Il s’agit d’un portrait pathétique de la situation. Le comble est que ce portrait involontaire, qui exprime sans doute la panique inconsciente où se trouvent les dirigeants US, rejoint en vérité la situation réelle. Les besoins de l’argument virtualiste autant que les tourments psychologiques conduisent d’une façon assez remarquable au rétablissement de la réalité…
Face à cela, GW, esprit simple qui a totalement écarté l’option de plier devant cette réalité qu’il décrit inconsciemment, ne trouve que l’habituelle formule de la vanité blessée : la fuite en avant. Le renforcement US qui est décidé comprend donc, à côté des 21.500 hommes, un nouveau groupe de porte-avions dans le Golfe. Cela fait penser à l’Iran bien plus qu’à l’Irak. Là aussi, l’élargissement du paysage stratégique est évident. Tout se passe comme si l’évolution psychologique conduisait de plus en plus à se mettre soi-même dans une position telle que la seule solution possible devient une attaque contre l’Iran. On crée soi-même les conditions qui feront dire plus tard (mais éventuellement assez vite), notamment si la situation ne se rétablit pas en Irak : “Voyez, je ne peux rien faire d’autre qu’attaquer ceux qui sont, manifestement, le diabolus ex machina de cette malheureuse affaire”.
Cela ne signifie pas nécessairement que l’attaque contre l’Iran aura lieu, ni, encore moins, qu’elle sera victorieuse. Cela signifie qu’un pas de plus a été franchi pour lier la situation irakienne aux situations extérieures, essentiellement les situations saoudienne et iranienne ; concernant l’Iran, cela présente un risque car l’on passe subrepticement de l’argument de l’Iran future puissance nucléaire à celui de l’Iran intervenant dans les affaires irakiennes, — et là, l’argument est beaucoup moins péremptoire pour justifier une attaque. Pour le reste, les contradictions sont désormais suffisamment nombreuses et criantes pour qu’on doive se garder d’émettre la moindre prospective sérieuse. (Parmi les contradictions : s’appuyer sur le gouvernement irakien en menaçant l’Iran alors que les deux sont très proches.)

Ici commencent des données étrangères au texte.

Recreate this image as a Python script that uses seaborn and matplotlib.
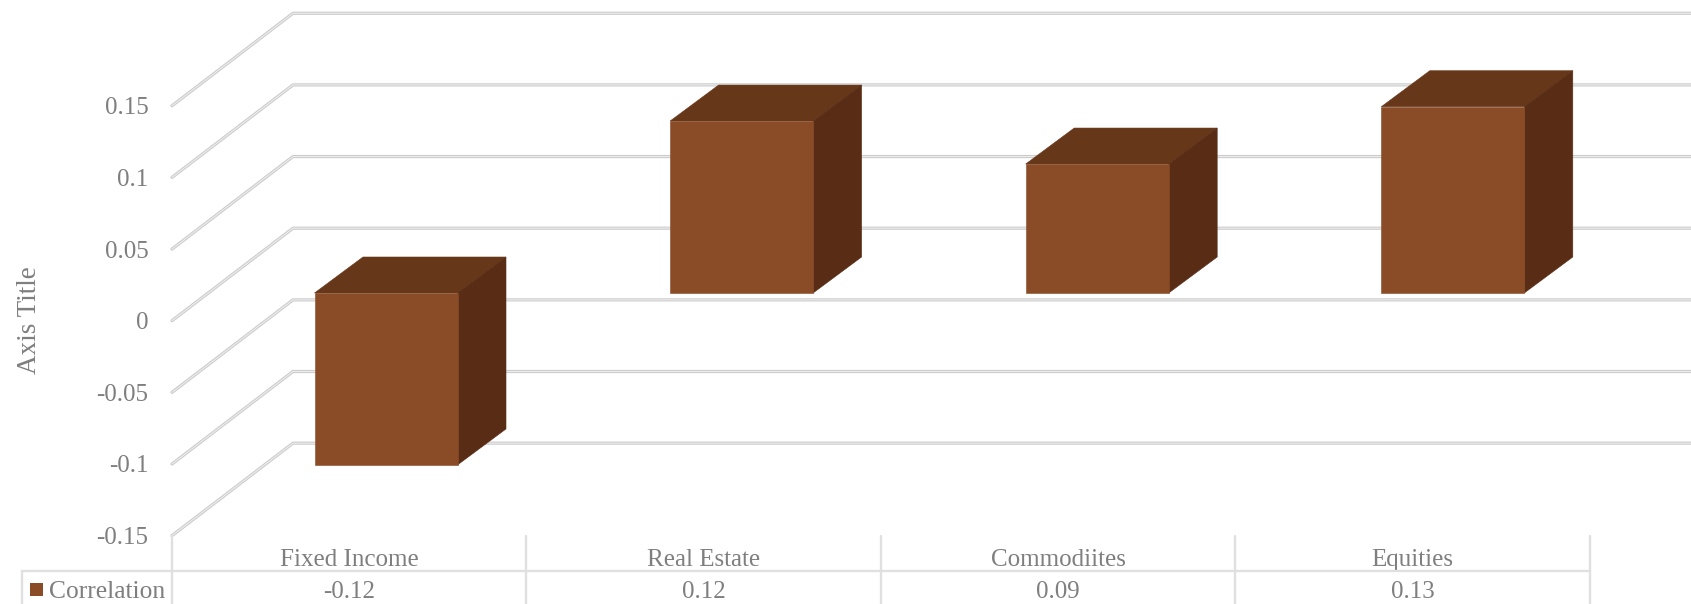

On verra enfin, dans cette évolution marquée par le discours de GW, une marque profonde de la pathologie qui affecte la psychologie américaniste. Dans cette fuite en avant qui s’appuie sur une puissance de plus en plus gravement blessée, et d’ailleurs à cause de cette blessure, un psychiatre trouverait aussi bien une fascination mortelle et morbide pour ce que l’esprit américaniste a toujours repoussé : la perspective de la défaite. Peut-être est-ce un dernier avatar de la révolte du fils (Bush-Junior, 43ème président, contre Bush-Senior, 41ème président), après celui que fut le rejet des conseils pressants du meilleur ami du père (James Baker).